OBJECTIVE: Write out every line below that includes the word "with".

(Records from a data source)
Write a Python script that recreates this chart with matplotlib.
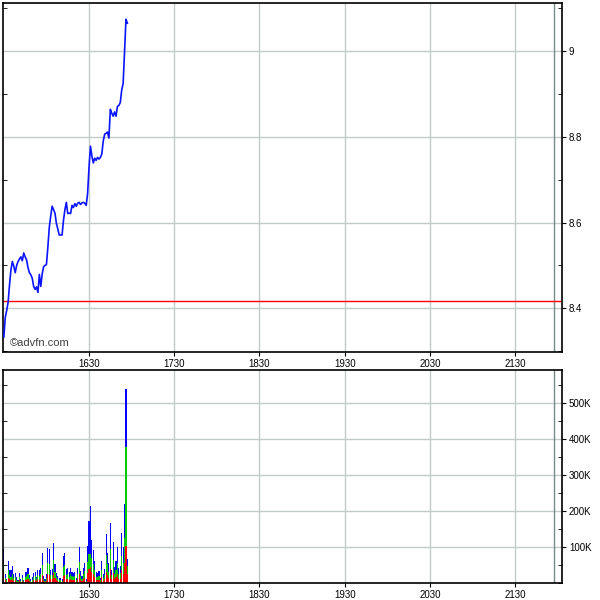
import numpy as np
import matplotlib
matplotlib.use("Agg")
from matplotlib import pyplot as plt
from matplotlib.ticker import FixedLocator, MultipleLocator, FuncFormatter

plt.rcParams['font.family'] = ['Liberation Sans', 'DejaVu Sans']

# one value per minute, starting 15:30
start_minute = 15 * 60 + 30
price = [8.333, 8.379, 8.395, 8.414, 8.455, 8.490, 8.509, 8.498, 8.483, 8.500,
         8.509, 8.515, 8.520, 8.511, 8.529, 8.520, 8.513, 8.495, 8.483, 8.478,
         8.470, 8.451, 8.444, 8.450, 8.437, 8.479, 8.451, 8.480, 8.497, 8.500,
         8.502, 8.543, 8.589, 8.615, 8.638, 8.630, 8.622, 8.598, 8.585, 8.571,
         8.571, 8.571, 8.605, 8.630, 8.647, 8.621, 8.622, 8.621, 8.640, 8.635,
         8.644, 8.638, 8.645, 8.647, 8.642, 8.646, 8.647, 8.645, 8.640, 8.668,
         8.730, 8.778, 8.755, 8.739, 8.750, 8.745, 8.752, 8.748, 8.752, 8.760,
         8.790, 8.806, 8.808, 8.811, 8.797, 8.864, 8.855, 8.848, 8.858, 8.848,
         8.871, 8.873, 8.880, 8.909, 8.924, 8.998, 9.074, 9.065]

# volumes in thousands
vol_total = [94, 25, 12, 61, 36, 36, 47, 25, 29, 16, 8, 27, 10, 22, 8, 30, 31, 42, 22, 12,
             16, 27, 31, 18, 36, 36, 42, 84, 20, 11, 25, 97, 94, 36, 39, 111, 52, 27, 20, 15,
             13, 10, 75, 84, 39, 43, 30, 43, 31, 27, 31, 15, 43, 101, 33, 20, 43, 55, 11, 103,
             173, 214, 121, 92, 61, 31, 27, 34, 13, 61, 24, 38, 136, 84, 55, 166, 36, 113, 45, 62,
             99, 41, 47, 138, 101, 221, 539, 67]
vol_red = [30, 8, 4, 15, 10, 8, 12, 6, 8, 4, 3, 8, 3, 6, 3, 8, 9, 12, 6, 3,
           4, 8, 9, 5, 10, 9, 11, 22, 6, 3, 7, 25, 22, 10, 10, 28, 14, 8, 6, 4,
           4, 3, 20, 22, 10, 12, 8, 12, 9, 8, 9, 4, 12, 26, 9, 6, 12, 15, 3, 28,
           40, 45, 32, 24, 16, 8, 8, 9, 4, 16, 6, 10, 32, 22, 14, 40, 10, 28, 12, 16,
           25, 11, 12, 35, 25, 55, 104, 26]
vol_green = [25, 7, 4, 20, 12, 10, 14, 8, 9, 5, 2, 9, 3, 7, 2, 10, 10, 13, 7, 4,
             5, 8, 10, 5, 11, 11, 13, 28, 6, 4, 8, 30, 30, 11, 12, 35, 16, 8, 6, 5,
             4, 3, 24, 28, 12, 13, 9, 14, 10, 8, 10, 5, 14, 32, 10, 6, 14, 18, 4, 30,
             40, 35, 38, 28, 20, 10, 9, 11, 4, 20, 8, 12, 45, 30, 18, 55, 12, 36, 14, 20,
             32, 14, 15, 40, 32, 70, 276, 20]

prev_close = 8.418
close_minute = 21 * 60 + 57.5
tick_labels = ["1630", "1730", "1830", "1930", "2030", "2130"]
price_ticks = [8.4, 8.6, 8.8, 9.0]
price_labels = ["8.4", "8.6", "8.8", "9"]
vol_ticks = [100, 200, 300, 400, 500]

minutes = start_minute + np.arange(len(price))
tick_pos = [int(t[:2]) * 60 + int(t[2:]) for t in tick_labels]
vol_total = np.array(vol_total) * 1000.0
vol_red = np.array(vol_red) * 1000.0
vol_green = np.array(vol_green) * 1000.0
vol_blue = vol_total - vol_red - vol_green

grid_col = "#c2caca"
fs = 7

fig = plt.figure(figsize=(6, 6), dpi=100)
ax1 = fig.add_axes([0.005, 0.4133, 0.9317, 0.5817])
ax2 = fig.add_axes([0.005, 0.0283, 0.9317, 0.355])

xlim = (start_minute - 0.6, start_minute + 393.1)

ax1.plot(minutes, price, color="#0a14ff", lw=1.2, zorder=3)
ax1.axhline(prev_close, color="#ff0000", lw=1.0, zorder=2)
ax1.set_xlim(*xlim)
ax1.set_ylim(8.298, 9.112)
ax1.yaxis.set_major_locator(FixedLocator(price_ticks))
ax1.set_yticklabels(price_labels)
ax1.yaxis.set_minor_locator(MultipleLocator(0.1))
ax1.text(0.012, 0.012, "\u00a9advfn.com", transform=ax1.transAxes, fontsize=8,
         color="#404040", ha="left", va="bottom")

bw = 0.8
ax2.bar(minutes, vol_red, width=bw, color="#ff0000", lw=0, antialiased=False)
ax2.bar(minutes, vol_green, width=bw, bottom=vol_red, color="#00cc00", lw=0, antialiased=False)
ax2.bar(minutes, vol_blue, width=bw, bottom=vol_red + vol_green, color="#0000ff", lw=0,
        antialiased=False)
ax2.set_xlim(*xlim)
ax2.set_ylim(0, 593000)
ax2.yaxis.set_major_locator(FixedLocator([v * 1000 for v in vol_ticks]))
ax2.yaxis.set_major_formatter(FuncFormatter(lambda v, p: "%dK" % round(v / 1000)))
ax2.yaxis.set_minor_locator(MultipleLocator(50000))

for ax in (ax1, ax2):
    ax.set_xticks(tick_pos)
    ax.set_xticklabels(tick_labels)
    ax.grid(True, which="major", color=grid_col, lw=1.0, zorder=0)
    ax.set_axisbelow(True)
    ax.axvline(close_minute, color="#7a8a8a", lw=1.0, zorder=1)
    ax.yaxis.tick_right()
    ax.tick_params(axis="y", which="major", right=True, left=False, direction="out",
                   length=3, labelsize=fs, pad=2)
    ax.tick_params(axis="y", which="minor", right=True, left=True, direction="in", length=3)
    ax.tick_params(axis="x", which="major", direction="out", length=3, labelsize=fs, pad=2)
    for s in ax.spines.values():
        s.set_linewidth(1.2)
        s.set_color("black")

fig.savefig("out.png", dpi=100)
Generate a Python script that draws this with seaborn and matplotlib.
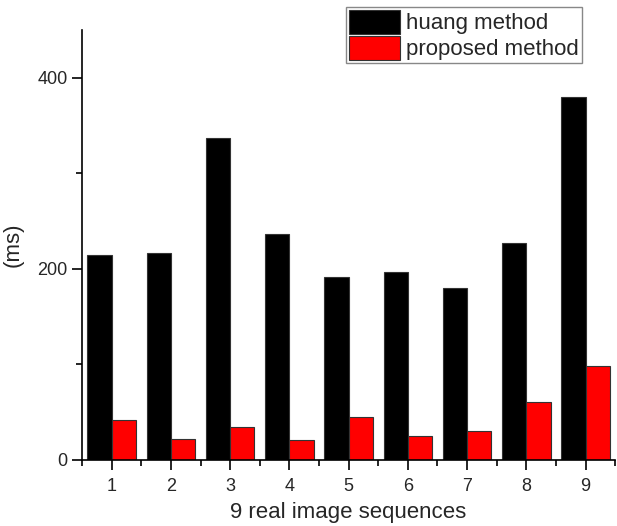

ANSWER TO THE TASK:
Write a Python script that recreates this chart with matplotlib.
Generate a Python script that draws this with seaborn and matplotlib.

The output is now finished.